Mark looked down at his drink again and waited until he could no longer feel her presence anymore. As he sensed that he was alone again, he brought the glass up to his lips and downed the entirety. The scotch left a burning trail in its wake down his throat and relished it. He welcomed it with open arms. The pain allowed him to ignore his behaviour.

He told himself that he wanted to be left alone. Yet he had chosen to wallow in a public place where people that knew him could find him. He could have gone anywhere else or chosen to stay and get drunk in his hotel room that would have guaranteed him the privacy he claimed to want. Joe's was not a valid choice.

The minute Nina walked away, part of him wished for her to stay. He genuinely enjoyed her company. Most people irritated him on some level, and he could barely tolerate their presence for an extended period of time unless they were close friends. Sometimes even that was a challenge. With Nina it was different. He didn't mind having her as a shadow during the day or spend hours on end in the OR with her. To share a drink with her was as close to pleasure a drink could be. Her company was interesting, entertaining, light, and surprisingly real.

But he had reacted instinctively, and he was a proud person.
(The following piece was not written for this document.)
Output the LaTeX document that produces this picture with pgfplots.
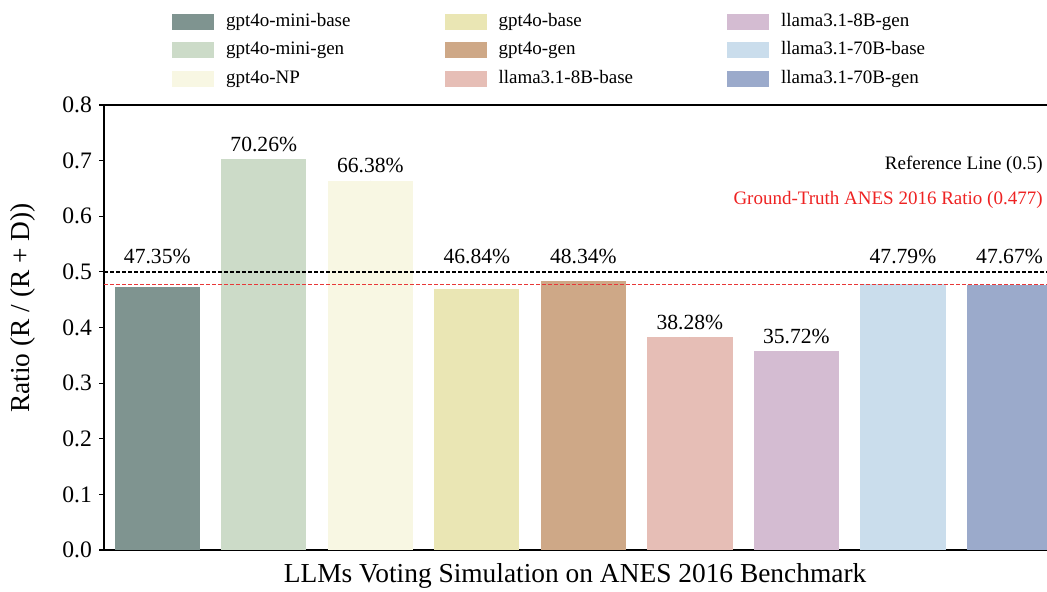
\documentclass[border=0pt]{standalone}
\usepackage{fontspec}
\setmainfont{Liberation Serif}
\usepackage{pgfplots}
\pgfplotsset{compat=1.18}
\usetikzlibrary{calc}
\definecolor{c1}{HTML}{7F9490}
\definecolor{c2}{HTML}{CCDBC8}
\definecolor{c3}{HTML}{F8F7E3}
\definecolor{c4}{HTML}{EAE6B4}
\definecolor{c5}{HTML}{CEA887}
\definecolor{c6}{HTML}{E6BEB6}
\definecolor{c7}{HTML}{D4BCD2}
\definecolor{c8}{HTML}{CADDEC}
\definecolor{c9}{HTML}{9BAACB}
\definecolor{gtred}{HTML}{EE2222}
\definecolor{gtline}{HTML}{E83838}
\begin{document}
\begin{tikzpicture}
\begin{axis}[
  name=ax,
  scale only axis,
  width=479.375pt, height=222.5pt,
  xmin=-0.5, xmax=8.5, ymin=0, ymax=0.8,
  xtick=\empty,
  ytick={0,0.1,0.2,0.3,0.4,0.5,0.6,0.7,0.8},
  /pgf/number format/assume math mode=true,
  yticklabel style={/pgf/number format/fixed, /pgf/number format/precision=1, /pgf/number format/fixed zerofill, font=\fontsize{11.8}{13}\selectfont},
  tick align=outside, major tick length=2.5pt,
  ytick style={black, line width=0.6pt},
  axis line style={black, line width=0.6pt},
  xlabel={LLMs Voting Simulation on ANES 2016 Benchmark},
  ylabel={Ratio (R / (R + D))},
  xlabel style={at={(axis description cs:0.4913,-0.0720)}, anchor=base, font=\fontsize{13.7}{16}\selectfont},
  ylabel style={at={(axis description cs:-0.0845,0.5438)}, anchor=center, font=\fontsize{13.7}{16}\selectfont},
  legend columns=3, transpose legend, legend cell align=left,
  legend style={at={(0.07093,1.2067)}, anchor=north west, draw=none, fill=none, inner sep=0pt, outer sep=0pt,
    font=\fontsize{9.5}{11}\selectfont, row sep=5.75pt,
    nodes={inner sep=0pt, text height=6.5pt, text depth=2pt},
    /tikz/every odd column/.append style={column sep=6pt},
    /tikz/every even column/.append style={column sep=47pt}},
  legend image code/.code={\fill[#1] (0pt,-4pt) rectangle (21pt,4pt);},
]
\addplot[ybar, bar width=0.8, bar shift=0pt, fill=c1, draw=none] coordinates {(0,0.4735)};
\addlegendentry{gpt4o-mini-base}
\addplot[ybar, bar width=0.8, bar shift=0pt, fill=c2, draw=none] coordinates {(1,0.7026)};
\addlegendentry{gpt4o-mini-gen}
\addplot[ybar, bar width=0.8, bar shift=0pt, fill=c3, draw=none] coordinates {(2,0.6638)};
\addlegendentry{gpt4o-NP}
\addplot[ybar, bar width=0.8, bar shift=0pt, fill=c4, draw=none] coordinates {(3,0.4684)};
\addlegendentry{gpt4o-base}
\addplot[ybar, bar width=0.8, bar shift=0pt, fill=c5, draw=none] coordinates {(4,0.4834)};
\addlegendentry{gpt4o-gen}
\addplot[ybar, bar width=0.8, bar shift=0pt, fill=c6, draw=none] coordinates {(5,0.3828)};
\addlegendentry{llama3.1-8B-base}
\addplot[ybar, bar width=0.8, bar shift=0pt, fill=c7, draw=none] coordinates {(6,0.3572)};
\addlegendentry{llama3.1-8B-gen}
\addplot[ybar, bar width=0.8, bar shift=0pt, fill=c8, draw=none] coordinates {(7,0.4779)};
\addlegendentry{llama3.1-70B-base}
\addplot[ybar, bar width=0.8, bar shift=0pt, fill=c9, draw=none] coordinates {(8,0.4767)};
\addlegendentry{llama3.1-70B-gen}

\addplot[forget plot, black, line width=0.65pt, dash pattern=on 2pt off 1pt] coordinates {(-0.5,0.5) (8.5,0.5)};
\addplot[forget plot, gtline, line width=0.75pt, dash pattern=on 2pt off 1pt] coordinates {(-0.5,0.477) (8.5,0.477)};

\addplot[forget plot, only marks, mark=*, mark size=0pt, mark options={draw=none, fill=none},
  nodes near coords, point meta=explicit symbolic,
  nodes near coords style={anchor=base, yshift=4pt, inner sep=0pt, font=\fontsize{10.8}{12}\selectfont, text=black}]
  coordinates {(0,0.5)[47.35\%] (1,0.7026)[70.26\%] (2,0.6638)[66.38\%] (3,0.5)[46.84\%] (4,0.5)[48.34\%] (5,0.3828)[38.28\%] (6,0.3572)[35.72\%] (7,0.5)[47.79\%] (8,0.5)[47.67\%]};

\node[anchor=east, inner sep=0pt, font=\fontsize{9.5}{11}\selectfont] at (rel axis cs:0.9794,0.8652) {Reference Line (0.5)};
\node[anchor=east, inner sep=0pt, text=gtred, font=\fontsize{9.5}{11}\selectfont] at (rel axis cs:0.9794,0.7865) {Ground-Truth ANES 2016 Ratio (0.477)};
\end{axis}
\pgfresetboundingbox
\path[use as bounding box] ($(ax.south west)+(-52pt,-20.5pt)$) rectangle ($(ax.south west)+(471.5pt,275pt)$);
\end{tikzpicture}
\end{document}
There was no way he was about to ask her to return and concede to her assumptions. Instead, he swallowed his desire along with the scotch and to the dark thoughts that occupied his mind.

He should have known better than to think that this time would somehow be different. Just because they lived in a new city didn't mean they weren't the same people. They were the same people with the same issues. A different outcome from the same components weren't very likely. Which is exactly why he was currently sat here, cursing his own foolishness.

Earlier today his thesis became reality and knocked him flat on his ass. He caught a glimpse of the fiery red mane that matched the temper of its owner through the blinds of the examination room, and something twisted painfully inside his chest. Yet only for a second. Then the rage set in. The revelation in itself wasn't what caused him the pain, it was the lack of emotional reaction that caused him pain. The knowledge that all the guilt and all the heartache, it had turned out to have been all for nothing.

To his surprise a slender, dainty hand entered his field of vision and placed a filled tumbler with a familiar golden liquid in front of him on the bar. Then that alluring, accented voice spoke closely by his ear in a low but firm tone.

"Just so you know, I wasn't going to give you a lecture." a short pause. "Don't choke on it!" Before he had the time to react, she was gone again. This time she left the bar.